How Solid Is the Deal for Tribune?
By RICHARD PÉREZ-PEÑA
Published: August 20, 2007
When Tribune Company shareholders gather tomorrow in Chicago to approve an $8.2 billion plan to take the company private, an uncomfortable question is sure to be on many of their minds: Will this deal fall apart?
The people involved say no, but the market seems to have its doubts.
A lot has changed since April 2, when Tribune and Sam Zell, the real estate billionaire, announced the complex takeover. What looked then like a moderate slump in stock prices in the newspaper industry has turned into something worse, with Tribune suffering more than most, and the credit markets the company will rely on to shoulder its debt having gone from easy to tight.
The deal promised $34 a share for a stock that had been selling around $30. In May, Tribune bought back half its outstanding shares, with plans to buy the other half in the fourth quarter.

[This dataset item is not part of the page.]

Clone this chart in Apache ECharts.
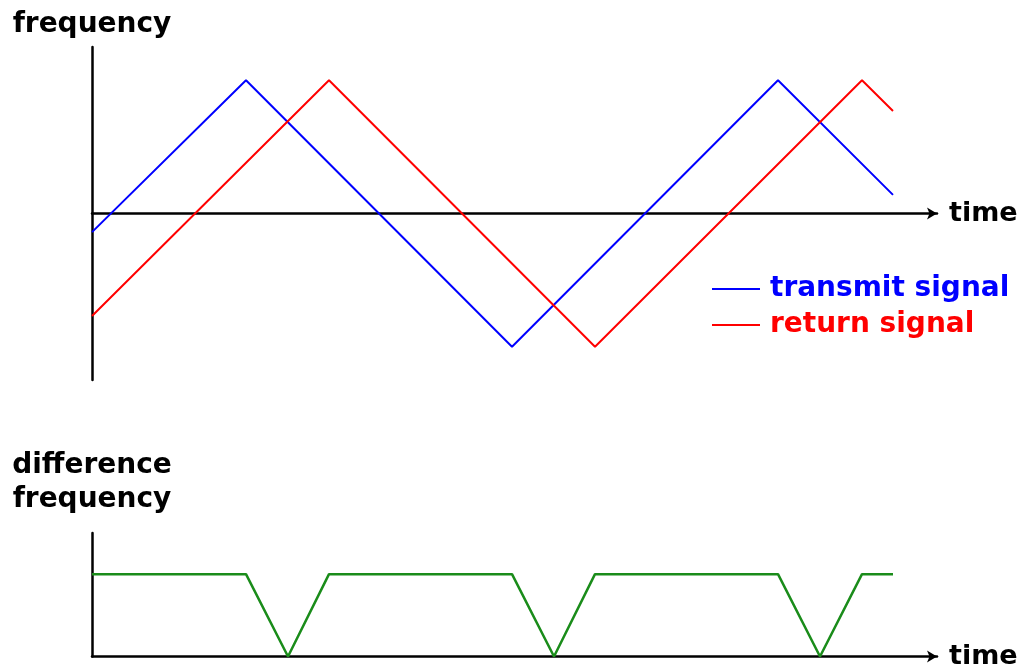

But since then, the trading price has sunk, at one point last Tuesday dipping below $25 — the lowest, adjusted for splits, in nine years. In deal-making circles, a small discount for uncertainty until a transaction closes is standard. But in this kind of situation, with Friday’s closing share price of $25.67, it’s another matter, a discount of nearly 25 percent.
“A lot of people are betting it won’t get done, at least not at that price,” said Dave Novosel, senior analyst at the market research firm Gimme Credit. “From the beginning, it was dicey whether cash flow going forward was good enough to cover the debt, and Tribune has been struggling since then — declining revenue, weaker margins".